## start

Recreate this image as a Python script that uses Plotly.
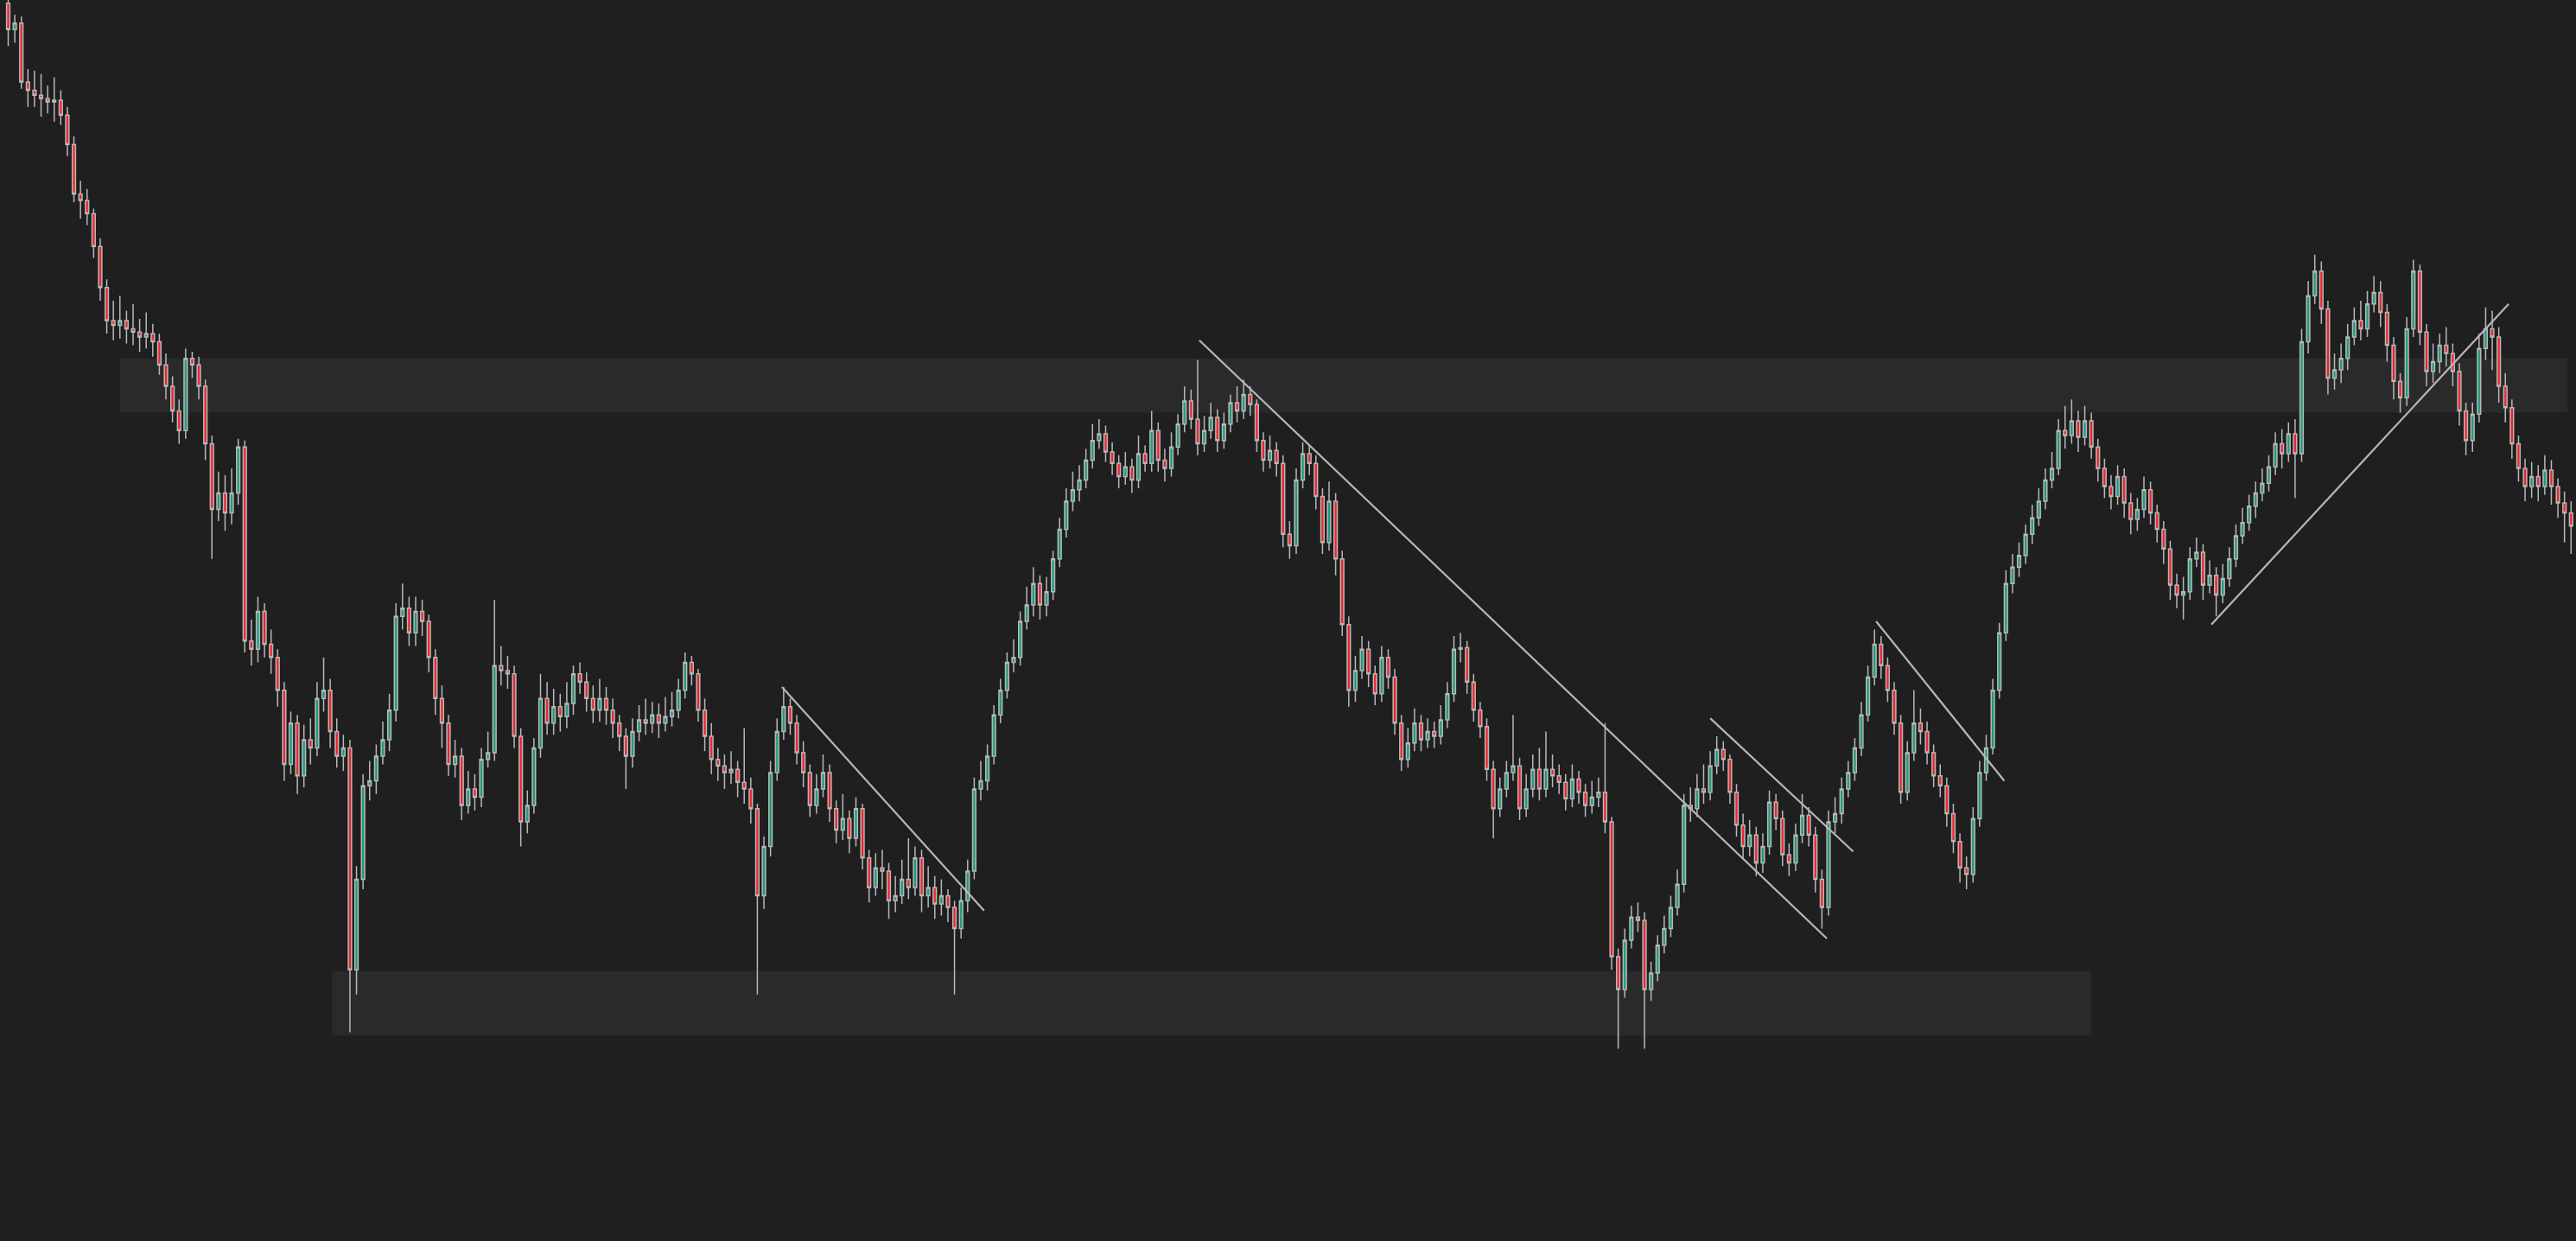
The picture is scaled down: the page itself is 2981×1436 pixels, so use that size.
import plotly.graph_objects as go

# candle values (arbitrary price units, one candle per bar)
opens = [
    753, 737, 741, 705, 700, 697, 695, 693, 694, 685, 667, 637, 633, 625, 605, 580, 560, 557, 560, 555,
    553, 550, 552, 547, 533, 520, 505, 493, 537, 533, 520, 485, 445, 455, 443, 455, 483, 365, 360, 383,
    363, 355, 335, 290, 315, 283, 305, 300, 330, 335, 310, 295, 300, 165, 220, 277, 280, 295, 305, 323,
    380, 385, 370, 383, 377, 355, 330, 315, 290, 295, 265, 275, 270, 293, 297, 350, 347, 345, 307, 255,
    265, 300, 330, 315, 325, 319, 327, 345, 340, 330, 323, 330, 323, 315, 307, 295, 310, 317, 315, 320,
    315, 319, 323, 335, 352, 345, 323, 307, 293, 289, 285, 287, 279, 275, 263, 210, 240, 285, 310, 325,
    315, 297, 285, 265, 275, 285, 263, 250, 257, 245, 263, 233, 215, 227, 225, 207, 210, 220, 215, 233,
    210, 215, 205, 210, 203, 190, 207, 225, 275, 280, 295, 320, 335, 352, 355, 377, 387, 400, 387, 395,
    415, 433, 450, 457, 463, 475, 487, 491, 480, 473, 465, 471, 463, 479, 473, 493, 475, 470, 483, 497,
    511, 500, 485, 493, 501, 487, 497, 510, 505, 515, 509, 487, 475, 481, 473, 430, 423, 463, 479, 473,
    453, 425, 450, 415, 375, 335, 347, 360, 345, 333, 355, 343, 315, 293, 303, 315, 305, 310, 307, 317,
    333, 360, 361, 340, 323, 313, 287, 263, 275, 285, 289, 263, 275, 287, 275, 287, 283, 279, 269, 281,
    273, 265, 270, 273, 255, 173, 153, 183, 197, 195, 153, 163, 180, 190, 203, 217, 265, 263, 275, 273,
    289, 299, 293, 273, 253, 240, 247, 230, 240, 267, 257, 235, 230, 247, 259, 247, 220, 203, 255, 260,
    275, 285, 300, 320, 343, 363, 350, 335, 315, 273, 297, 315, 310, 297, 283, 277, 260, 243, 227, 223,
    257, 285, 300, 335, 370, 400, 410, 417, 430, 440, 450, 463, 470, 493, 490, 499, 489, 499, 483, 470,
    459, 453, 465, 449, 439, 445, 457, 443, 433, 421, 399, 393, 395, 415, 419, 399, 405, 393, 403, 415,
    429, 437, 447, 455, 461, 471, 485, 479, 491, 479, 547, 575, 590, 567, 525, 530, 537, 550, 560, 555,
    570, 577, 565, 545, 523, 513, 555, 590, 553, 529, 535, 545, 540, 529, 505, 487, 503, 543, 555, 550,
    520, 507, 485, 470, 459, 465, 459, 469, 459, 449, 443,
]
highs = [
    758, 746, 745, 713, 712, 710, 703, 708, 700, 690, 672, 645, 640, 628, 610, 585, 572, 575, 566, 570,
    561, 565, 558, 552, 540, 526, 512, 543, 541, 538, 524, 490, 468, 466, 470, 488, 487, 378, 392, 388,
    372, 360, 340, 322, 320, 314, 318, 340, 355, 342, 318, 308, 305, 228, 284, 292, 302, 316, 333, 388,
    400, 392, 392, 390, 381, 360, 338, 320, 305, 300, 286, 284, 300, 310, 390, 362, 356, 350, 312, 274,
    306, 345, 340, 336, 333, 340, 350, 352, 346, 338, 342, 337, 330, 320, 312, 318, 326, 330, 328, 327,
    331, 334, 342, 358, 356, 348, 330, 315, 300, 296, 298, 292, 312, 282, 266, 246, 292, 318, 337, 330,
    320, 304, 290, 284, 296, 290, 268, 272, 262, 270, 266, 238, 236, 238, 230, 222, 232, 245, 240, 238,
    228, 222, 220, 214, 207, 215, 232, 282, 292, 302, 326, 342, 358, 366, 383, 398, 410, 405, 404, 420,
    440, 458, 468, 472, 482, 497, 500, 496, 486, 478, 480, 476, 490, 484, 505, 498, 482, 492, 503, 520,
    518, 536, 502, 510, 506, 504, 515, 520, 524, 520, 512, 492, 490, 486, 478, 438, 470, 486, 484, 478,
    458, 462, 455, 420, 380, 356, 368, 365, 350, 362, 360, 348, 320, 312, 324, 320, 318, 316, 326, 340,
    368, 370, 365, 345, 328, 318, 292, 282, 292, 320, 294, 284, 296, 300, 310, 296, 290, 284, 290, 286,
    278, 280, 282, 315, 258, 178, 190, 204, 206, 200, 170, 186, 198, 210, 226, 272, 276, 284, 290, 298,
    307, 304, 296, 278, 260, 256, 252, 248, 274, 272, 262, 242, 254, 272, 264, 252, 226, 262, 270, 282,
    292, 306, 328, 350, 372, 368, 355, 340, 320, 304, 335, 324, 316, 302, 290, 282, 266, 248, 234, 264,
    292, 308, 342, 376, 408, 418, 425, 436, 448, 458, 470, 480, 500, 508, 512, 505, 508, 504, 488, 476,
    466, 472, 470, 455, 452, 465, 462, 448, 438, 426, 406, 404, 422, 428, 424, 414, 410, 412, 422, 436,
    446, 454, 462, 470, 478, 492, 494, 498, 500, 555, 584, 600, 596, 572, 540, 546, 558, 568, 572, 578,
    587, 584, 570, 550, 528, 562, 597, 594, 558, 546, 552, 556, 546, 534, 510, 510, 552, 568, 566, 556,
    528, 512, 490, 476, 474, 472, 478, 475, 464, 456, 450,
]
lows = [
    727, 729, 701, 690, 690, 684, 686, 681, 679, 660, 632, 622, 618, 598, 572, 552, 548, 549, 546, 545,
    541, 543, 538, 527, 512, 498, 485, 488, 525, 512, 475, 415, 438, 432, 436, 448, 358, 350, 352, 355,
    345, 325, 280, 284, 272, 276, 290, 295, 322, 300, 288, 286, 127, 150, 214, 268, 272, 290, 298, 316,
    372, 362, 362, 368, 346, 320, 300, 283, 282, 256, 260, 262, 264, 288, 292, 338, 336, 300, 240, 248,
    260, 294, 308, 308, 310, 312, 320, 333, 322, 315, 316, 314, 306, 298, 275, 288, 304, 308, 309, 306,
    310, 313, 318, 330, 338, 316, 298, 284, 280, 275, 278, 270, 266, 254, 150, 202, 234, 280, 305, 308,
    290, 276, 258, 260, 270, 255, 242, 244, 236, 240, 226, 206, 210, 214, 196, 200, 205, 208, 210, 200,
    203, 196, 198, 194, 150, 184, 200, 220, 268, 274, 290, 315, 330, 346, 350, 372, 380, 378, 380, 390,
    410, 428, 444, 450, 458, 470, 482, 474, 466, 458, 460, 455, 458, 468, 468, 468, 462, 465, 478, 492,
    494, 478, 480, 488, 480, 482, 492, 498, 500, 502, 480, 468, 470, 465, 422, 415, 418, 458, 466, 445,
    418, 420, 405, 368, 325, 328, 342, 337, 326, 328, 336, 308, 286, 288, 298, 298, 300, 300, 302, 312,
    328, 352, 333, 316, 306, 280, 245, 258, 270, 280, 256, 258, 270, 268, 270, 276, 272, 262, 264, 266,
    258, 260, 264, 248, 165, 117, 148, 178, 188, 117, 146, 158, 175, 185, 198, 212, 255, 258, 266, 268,
    284, 286, 266, 246, 232, 234, 222, 224, 235, 250, 228, 222, 225, 242, 240, 212, 190, 198, 248, 254,
    270, 280, 295, 316, 338, 342, 328, 308, 266, 268, 292, 302, 290, 276, 270, 252, 236, 218, 214, 218,
    252, 280, 296, 330, 365, 394, 404, 412, 424, 435, 445, 458, 466, 482, 485, 480, 484, 476, 462, 452,
    445, 448, 440, 430, 432, 440, 436, 425, 412, 390, 385, 378, 390, 410, 390, 394, 380, 388, 398, 410,
    424, 432, 440, 450, 456, 466, 470, 474, 452, 474, 540, 570, 558, 515, 518, 522, 530, 545, 548, 550,
    565, 556, 535, 512, 504, 508, 550, 545, 520, 522, 528, 532, 520, 496, 478, 480, 498, 536, 530, 510,
    498, 476, 462, 450, 452, 450, 454, 448, 440, 425, 418,
]
closes = [
    737, 741, 705, 700, 697, 695, 693, 694, 685, 667, 637, 633, 625, 605, 580, 560, 557, 560, 555, 553,
    550, 552, 547, 533, 520, 505, 493, 537, 533, 520, 485, 445, 455, 443, 455, 483, 365, 360, 383, 363,
    355, 335, 290, 315, 283, 305, 300, 330, 335, 310, 295, 300, 165, 220, 277, 280, 295, 305, 323, 380,
    385, 370, 383, 377, 355, 330, 315, 290, 295, 265, 275, 270, 293, 297, 350, 347, 345, 307, 255, 265,
    300, 330, 315, 325, 319, 327, 345, 340, 330, 323, 330, 323, 315, 307, 295, 310, 317, 315, 320, 315,
    319, 323, 335, 352, 345, 323, 307, 293, 289, 285, 287, 279, 275, 263, 210, 240, 285, 310, 325, 315,
    297, 285, 265, 275, 285, 263, 250, 257, 245, 263, 233, 215, 227, 225, 207, 210, 220, 215, 233, 210,
    215, 205, 210, 203, 190, 207, 225, 275, 280, 295, 320, 335, 352, 355, 377, 387, 400, 387, 395, 415,
    433, 450, 457, 463, 475, 487, 491, 480, 473, 465, 471, 463, 479, 473, 493, 475, 470, 483, 497, 511,
    500, 485, 493, 501, 487, 497, 510, 505, 515, 509, 487, 475, 481, 473, 430, 423, 463, 479, 473, 453,
    425, 450, 415, 375, 335, 347, 360, 345, 333, 355, 343, 315, 293, 303, 315, 305, 310, 307, 317, 333,
    360, 361, 340, 323, 313, 287, 263, 275, 285, 289, 263, 275, 287, 275, 287, 283, 279, 269, 281, 273,
    265, 270, 273, 255, 173, 153, 183, 197, 195, 153, 163, 180, 190, 203, 217, 265, 263, 275, 273, 289,
    299, 293, 273, 253, 240, 247, 230, 240, 267, 257, 235, 230, 247, 259, 247, 220, 203, 255, 260, 275,
    285, 300, 320, 343, 363, 350, 335, 315, 273, 297, 315, 310, 297, 283, 277, 260, 243, 227, 223, 257,
    285, 300, 335, 370, 400, 410, 417, 430, 440, 450, 463, 470, 493, 490, 499, 489, 499, 483, 470, 459,
    453, 465, 449, 439, 445, 457, 443, 433, 421, 399, 393, 395, 415, 419, 399, 405, 393, 403, 415, 429,
    437, 447, 455, 461, 471, 485, 479, 491, 479, 547, 575, 590, 567, 525, 530, 537, 550, 560, 555, 570,
    577, 565, 545, 523, 513, 555, 590, 553, 529, 535, 545, 540, 529, 505, 487, 503, 543, 555, 550, 520,
    507, 485, 470, 459, 465, 459, 469, 459, 449, 443, 435,
]
bars = list(range(len(closes)))

# shaded zones: (first bar, last bar, bottom price, top price)
zones = [
    (17, 389.5, 504, 537),
    (49.25, 317, 125, 164),
]

# drawn trend lines: (bar0, price0, bar1, price1)
trendlines = [
    (117.75, 337, 148.5, 201),
    (181.25, 548, 276.75, 184),
    (259, 318, 280.75, 237),
    (284.25, 377, 303.75, 280),
    (335.25, 375, 380.5, 570),
]

bg = "#1f1f1f"

fig = go.Figure()

fig.add_trace(
    go.Candlestick(
        x=bars,
        open=opens,
        high=highs,
        low=lows,
        close=closes,
        increasing=dict(fillcolor="#1f9a7a", line=dict(color="#b8b8b8", width=1.5)),
        decreasing=dict(fillcolor="#f0222c", line=dict(color="#b8b8b8", width=1.5)),
        showlegend=False,
    )
)

for x0, x1, y0, y1 in zones:
    fig.add_shape(
        type="rect", x0=x0, x1=x1, y0=y0, y1=y1,
        fillcolor="#2a2a2a", line=dict(width=0), layer="below",
    )

for x0, y0, x1, y1 in trendlines:
    fig.add_shape(
        type="line", x0=x0, y0=y0, x1=x1, y1=y1,
        line=dict(color="#b8b8b8", width=2.2),
    )

fig.update_layout(
    width=2981,
    height=1436,
    margin=dict(l=0, r=0, t=0, b=0),
    paper_bgcolor=bg,
    plot_bgcolor=bg,
    xaxis=dict(visible=False, range=[-1.25, 390.75], rangeslider=dict(visible=False)),
    yaxis=dict(visible=False, range=[0, 755]),
)

fig.write_html(
    "out.html",
    config={"displayModeBar": False},
    post_script="document.body.style.margin='0';",
)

## end

### TASK DETAILS
Omitting all pictures, restate exactly the lines of the material from its start through the line that contains "import plotly.graph_objects as go".

### SOLVED EXERCISE
Recreate this image as a Python script that uses Plotly.
The picture is scaled down: the page itself is 2981×1436 pixels, so use that size.
import plotly.graph_objects as go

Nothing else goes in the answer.